December 13, 1864, Mr. Wilson brought it forward again, in a joint resolution to encourage enlistments and promote the efficiency of the military and naval forces, by making free the wives and children of persons who had been or might be mustered into the service of the United States.

January 5, 1865, in the debate which ensued, Mr. Sumner said :



R. PRESIDENT,-Only a few days ago there. was a call for three hundred thousand more troops. The country needs them, and it is the duty of Congress to supply them. To this end there must be no difficulty, impediment, or embarrassment in the way. All these must be removed. This is not all. There




must be encouragement of every kind; and such is the character of the present proposition.

There can be no delay. The country cannot wait the slow action of Constitutional Amendment, as proposed by the Senator from Wisconsin [Mr. DOOLITTLE]. Congress must act to the extent of its power, and any neglect of power on this question would be injurious to the public interests.

All will confess the humanity of the proposition to enfranchise the families of colored persons who have borne arms for their country. All will confess the hardship of continuing them in Slavery.

But the question is asked by many, and even by the Senator from Wisconsin, What power has Congress to set the families free?

MR. DOOLITTLE. I did not ask that question.

MR. SUMNER. The question has been put again and again, and the purport of the speech of the Senator was in that sense.
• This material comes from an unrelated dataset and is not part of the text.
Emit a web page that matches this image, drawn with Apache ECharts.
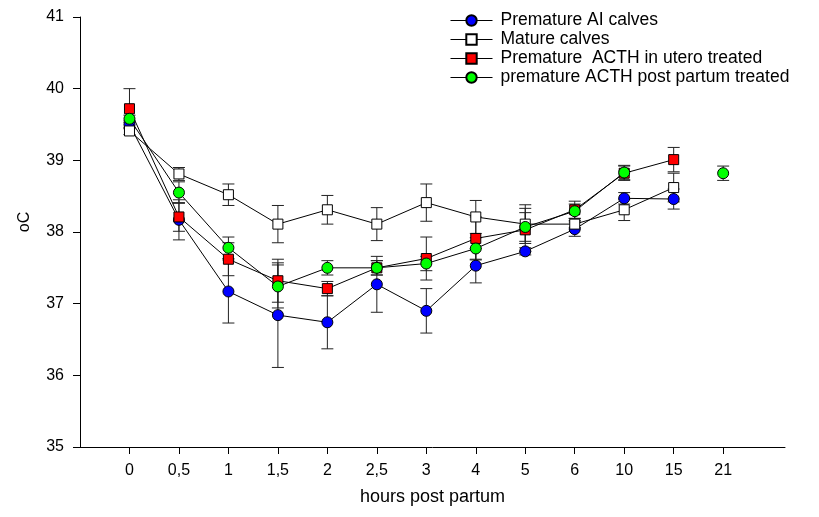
<!DOCTYPE html>
<html>
<head>
<meta charset="utf-8">
<script src="https://cdn.jsdelivr.net/npm/echarts@6/dist/echarts.min.js"></script>
<style>
html,body{margin:0;padding:0;background:#fff;}
#chart{width:819px;height:517px;}
</style>
</head>
<body>
<div id="chart"></div>
<script>
const categories = ['0','0,5','1','1,5','2','2,5','3','4','5','6','10','15','21'];
const premAI = [39.5, 38.17, 37.17, 36.84, 36.74, 37.27, 36.9, 37.53, 37.73, 38.04, 38.47, 38.46, null];
const premAIErr = [0.05, 0.28, 0.44, 0.73, 0.37, 0.39, 0.31, 0.24, 0.05, 0.1, 0.08, 0.14, null];
const mature = [39.41, 38.81, 38.52, 38.11, 38.31, 38.11, 38.41, 38.21, 38.11, 38.11, 38.31, 38.62, null];
const matureErr = [0.05, 0.09, 0.15, 0.26, 0.2, 0.23, 0.26, 0.23, 0.27, 0.05, 0.15, 0.2, null];
const acthUtero = [39.72, 38.21, 37.62, 37.32, 37.21, 37.5, 37.63, 37.91, 38.03, 38.31, 38.82, 39.01, null];
const acthUteroErr = [0.28, 0.2, 0.23, 0.3, 0.1, 0.1, 0.3, 0.3, 0.3, 0.12, 0.1, 0.17, null];
const acthPost = [39.58, 38.55, 37.78, 37.24, 37.5, 37.5, 37.56, 37.77, 38.07, 38.29, 38.83, null, 38.82];
const acthPostErr = [0.05, 0.15, 0.15, 0.3, 0.1, 0.1, 0.1, 0.15, 0.2, 0.1, 0.1, null, 0.1];

const seriesNames = ['Premature AI calves', 'Mature calves', 'Premature  ACTH in utero treated', 'premature ACTH post partum treated'];
const seriesValues = [premAI, mature, acthUtero, acthPost];
const seriesErrs = [premAIErr, matureErr, acthUteroErr, acthPostErr];
const seriesColors = ['#0000ff', '#ffffff', '#ff0000', '#00ff00'];
const seriesSymbols = ['circle', 'rect', 'rect', 'circle'];
const seriesSizes = [11, 10, 10, 11];

const FONT = 'Liberation Sans, Arial, sans-serif';
const tickIdx = categories.map((c, i) => i);

function errRender(params, api) {
  const x = api.value(0), y = api.value(1), e = api.value(2);
  const t = api.coord([x, y + e]);
  const b = api.coord([x, y - e]);
  const hw = 6;
  const st = {stroke: '#222', lineWidth: 1};
  return {
    type: 'group',
    children: [
      {type: 'line', shape: {x1: t[0], y1: t[1], x2: b[0], y2: b[1]}, style: st},
      {type: 'line', shape: {x1: t[0] - hw, y1: t[1], x2: t[0] + hw, y2: t[1]}, style: st},
      {type: 'line', shape: {x1: b[0] - hw, y1: b[1], x2: b[0] + hw, y2: b[1]}, style: st}
    ]
  };
}

const series = [];
seriesValues.forEach((vals, k) => {
  series.push({
    type: 'custom',
    name: seriesNames[k] + ' err',
    renderItem: errRender,
    z: 1,
    silent: true,
    encode: {x: 0, y: 1},
    data: vals.map((v, i) => v == null ? null : [i, v, seriesErrs[k][i]]).filter(d => d)
  });
});
seriesValues.forEach((vals, k) => {
  series.push({
    type: 'line',
    name: seriesNames[k],
    z: 3 + k,
    symbol: seriesSymbols[k],
    symbolSize: seriesSizes[k],
    showAllSymbol: true,
    connectNulls: false,
    lineStyle: {color: '#000', width: 1},
    itemStyle: {color: seriesColors[k], borderColor: '#000', borderWidth: 1},
    emphasis: {disabled: true},
    data: vals.map((v, i) => [i, v == null ? '-' : v])
  });
});

const chart = echarts.init(document.getElementById('chart'), null, {renderer: 'canvas'});
chart.setOption({
  animation: false,
  backgroundColor: '#fff',
  textStyle: {fontFamily: FONT},
  grid: {left: 80, right: 34, top: 17, bottom: 70},
  legend: {
    data: seriesNames,
    orient: 'vertical',
    left: 445,
    top: 6,
    itemWidth: 42,
    itemHeight: 13,
    itemGap: 0,
    lineStyle: {width: 1, color: '#000'},
    textStyle: {fontSize: 17.5, color: '#000', fontFamily: FONT, lineHeight: 19, padding: [0, 0, 0, 3]}
  },
  xAxis: {
    type: 'value',
    min: -1,
    max: 13.25,
    name: 'hours post partum',
    nameLocation: 'middle',
    nameGap: 41,
    nameTextStyle: {fontSize: 18, color: '#000', fontFamily: FONT},
    axisLine: {show: true, onZero: false, lineStyle: {color: '#000', width: 1}},
    axisTick: {show: true, length: 7, customValues: tickIdx, lineStyle: {color: '#000'}},
    axisLabel: {customValues: tickIdx, formatter: v => categories[v], fontSize: 16, color: '#000', margin: 16, fontFamily: FONT},
    splitLine: {show: false}
  },
  yAxis: {
    type: 'value',
    min: 35,
    max: 41,
    interval: 1,
    name: 'oC',
    nameLocation: 'middle',
    nameGap: 47,
    nameRotate: 90,
    nameTextStyle: {fontSize: 16, color: '#000', fontFamily: FONT, padding: [0, 0, 0, 20]},
    axisLine: {show: true, onZero: false, lineStyle: {color: '#000', width: 1}},
    axisTick: {show: true, length: 7, lineStyle: {color: '#000'}},
    axisLabel: {fontSize: 16, color: '#000', margin: 16, fontFamily: FONT},
    splitLine: {show: false}
  },
  series: series
});
</script>
</body>
</html>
He argued that we were about to have a Constitutional Amendment which would supersede everything; that therefore this proposition was unnecessary, if not injurious. I so understood the argument of the Senator, and that it pointed directly to the question of power, because I know the patriotism of the Senator too well to suppose, that, if in his opinion the power of Congress was beyond doubt, he would hesitate. I do not do the Senator injustice. I say, then, the question is asked, What power has Congress to set the families free? This is the single point on which I shall express an opinion.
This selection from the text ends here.